The Syrian Observatory for Human Rights, a Britain-based war monitor, said the army and allied forces, likely to be Iran-backed Shia jihadists, had engaged in heavy clashes with fighters in the Jobar district, at the eastern edge of Damascus.
Insurgent groups attacked government positions in the area, including with two car bombs, in an attempt to storm their defence lines, the Britain-based Observatory said.
The district stands between Damascus and the besieged opposition stronghold of Eastern Ghouta in the suburbs, which government airstrikes have battered in recent weeks.
Warplanes pounded the Jobar area today in an attempt to box in the fighters, while shells fired by the opposition hit several nearby districts in Damascus, including Bab Touma, Rukn Al-Din and the Abbasiyin area, the Observatory said.
Syrian state television said the army was fighting to repel an attack by militants in Jobar.
Sounds of shelling and gunfire could be heard in Damascus since the morning, a resident said.
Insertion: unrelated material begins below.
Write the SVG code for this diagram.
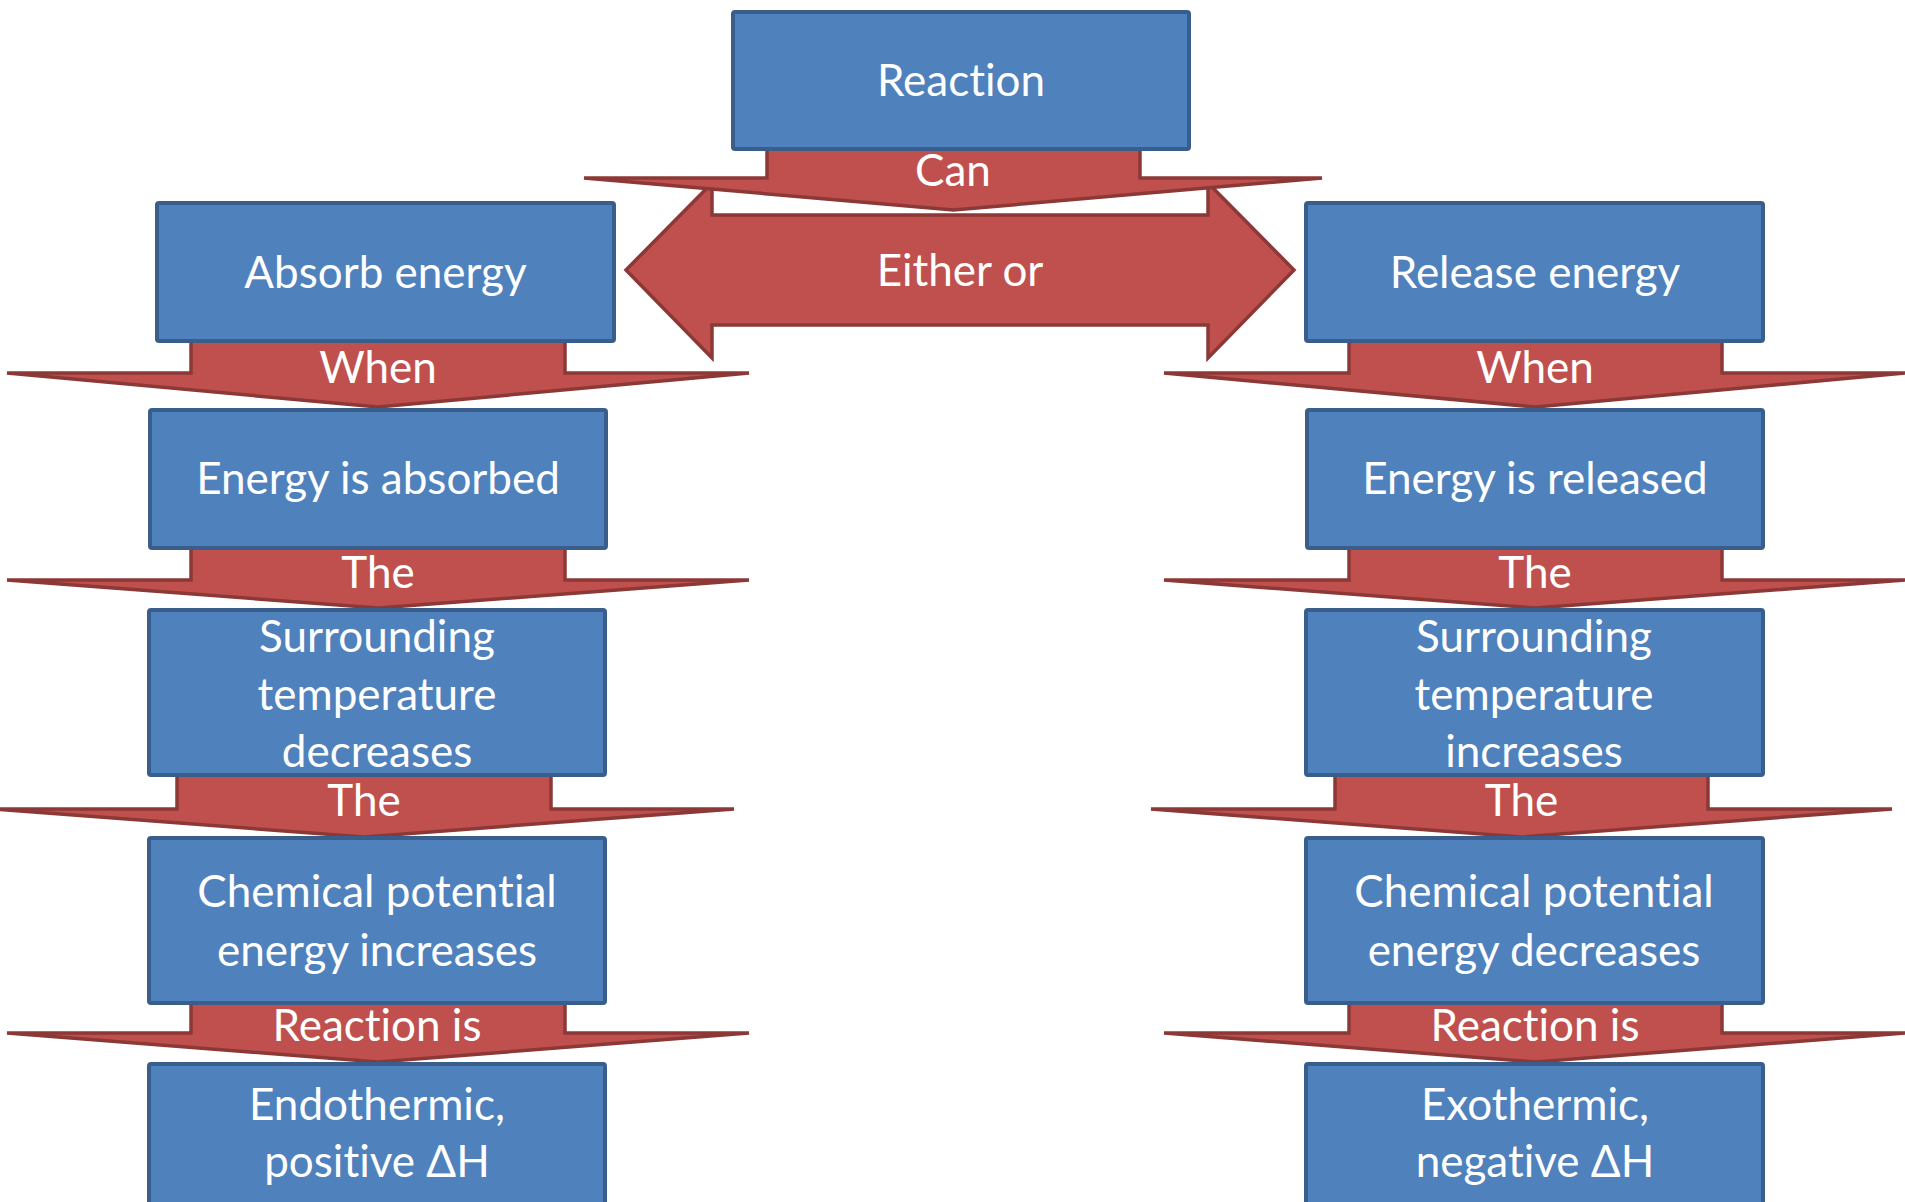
<svg xmlns="http://www.w3.org/2000/svg" width="1905" height="1202" viewBox="0 0 1905 1202">
<style>
.box{fill:#4F81BD;stroke:#3A5E8C;stroke-width:4}
.arr{fill:#C0504D;stroke:#8C3836;stroke-width:3.5;stroke-linejoin:miter;stroke-miterlimit:4}
text{font-family:Lato,"Open Sans","Liberation Sans",sans-serif;font-size:44px;fill:#FFFFFF;text-anchor:middle;font-variant-ligatures:none;font-feature-settings:"liga" 0,"dlig" 0}
</style>
<rect width="1905" height="1202" fill="#FFFFFF"/>
<g id="connectors">
  <g id="either-or">
    <polygon class="arr" points="626,270 712,183 712,215 1208,215 1208,183 1294,270 1208,358 1208,325 712,325 712,358"/>
    <text x="960" y="286">Either or</text>
  </g>
  <g id="can">
    <polygon class="arr" points="767,145 1140,145 1140,178 1322,178 953.5,210 584,178 767,178"/>
    <text x="953" y="186">Can</text>
  </g>
  <g id="when-left">
    <polygon class="arr" points="191,339 565,339 565,373 749,373 378,407 7,373 191,373"/>
    <text x="378" y="383">When</text>
  </g>
  <g id="the1-left">
    <polygon class="arr" points="191,546 565,546 565,580 749,580 378,608 7,580 191,580"/>
    <text x="378" y="588">The</text>
  </g>
  <g id="the2-left">
    <polygon class="arr" points="177,773 551,773 551,809 734,809 364,837 -6,809 177,809"/>
    <text x="364" y="816">The</text>
  </g>
  <g id="reaction-is-left">
    <polygon class="arr" points="191,1001 565,1001 565,1033 749,1033 378,1062 7,1033 191,1033"/>
    <text x="377" y="1041">Reaction is</text>
  </g>
  <g id="when-right">
    <polygon class="arr" points="1349,339 1722,339 1722,373 1906,373 1535.5,407 1164,373 1349,373"/>
    <text x="1535" y="383">When</text>
  </g>
  <g id="the1-right">
    <polygon class="arr" points="1349,546 1722,546 1722,580 1906,580 1535.5,608 1164,580 1349,580"/>
    <text x="1535" y="588">The</text>
  </g>
  <g id="the2-right">
    <polygon class="arr" points="1335,773 1708,773 1708,809 1892,809 1521.5,837 1151,809 1335,809"/>
    <text x="1521.5" y="816">The</text>
  </g>
  <g id="reaction-is-right">
    <polygon class="arr" points="1349,1001 1722,1001 1722,1033 1906,1033 1535.5,1062 1164,1033 1349,1033"/>
    <text x="1535" y="1041">Reaction is</text>
  </g>
</g>
<g id="reaction">
  <rect class="box" x="733" y="12" width="456" height="137" rx="2"/>
  <text x="961" y="96">Reaction</text>
</g>
<g id="absorb-energy">
  <rect class="box" x="157" y="203" width="457" height="138" rx="2"/>
  <text x="385.5" y="288">Absorb energy</text>
</g>
<g id="release-energy">
  <rect class="box" x="1306" y="203" width="457" height="138" rx="2"/>
  <text x="1535" y="288">Release energy</text>
</g>
<g id="energy-absorbed">
  <rect class="box" x="150" y="410" width="456" height="138" rx="2"/>
  <text x="378" y="494">Energy is absorbed</text>
</g>
<g id="energy-released">
  <rect class="box" x="1307" y="410" width="456" height="138" rx="2"/>
  <text x="1535" y="494">Energy is released</text>
</g>
<g id="surrounding-decreases">
  <rect class="box" x="149" y="610" width="456" height="165" rx="2"/>
  <text x="377" y="652">Surrounding</text>
  <text x="377" y="709.5">temperature</text>
  <text x="377" y="767">decreases</text>
</g>
<g id="surrounding-increases">
  <rect class="box" x="1306" y="610" width="457" height="165" rx="2"/>
  <text x="1534" y="652">Surrounding</text>
  <text x="1534" y="709.5">temperature</text>
  <text x="1534" y="767">increases</text>
</g>
<g id="chemical-increases">
  <rect class="box" x="149" y="838" width="456" height="165" rx="2"/>
  <text x="377" y="907">Chemical potential</text>
  <text x="377" y="965.5">energy increases</text>
</g>
<g id="chemical-decreases">
  <rect class="box" x="1306" y="838" width="457" height="165" rx="2"/>
  <text x="1534" y="907">Chemical potential</text>
  <text x="1534" y="965.5">energy decreases</text>
</g>
<g id="endothermic">
  <rect class="box" x="149" y="1064" width="456" height="146" rx="2"/>
  <text x="377" y="1120">Endothermic,</text>
  <text x="377" y="1177">positive ΔH</text>
</g>
<g id="exothermic">
  <rect class="box" x="1306" y="1064" width="457" height="146" rx="2"/>
  <text x="1535" y="1120">Exothermic,</text>
  <text x="1535" y="1177">negative ΔH</text>
</g>
</svg>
The offensive by the opposition in Jobar could be an attempt to stave off the Assad regime's near continuous assaults on the Eastern Ghouta.
In light of the beginning of the deportations and evacuations in Homs' Al-Waer district, opposition-held territories fear that they will also be forced out to Idlib province in northwestern Syria. The military offensives launched by fighters near the Eastern Ghouta would indicate that they want to make any such eventuality as costly as possible to the Assad regime.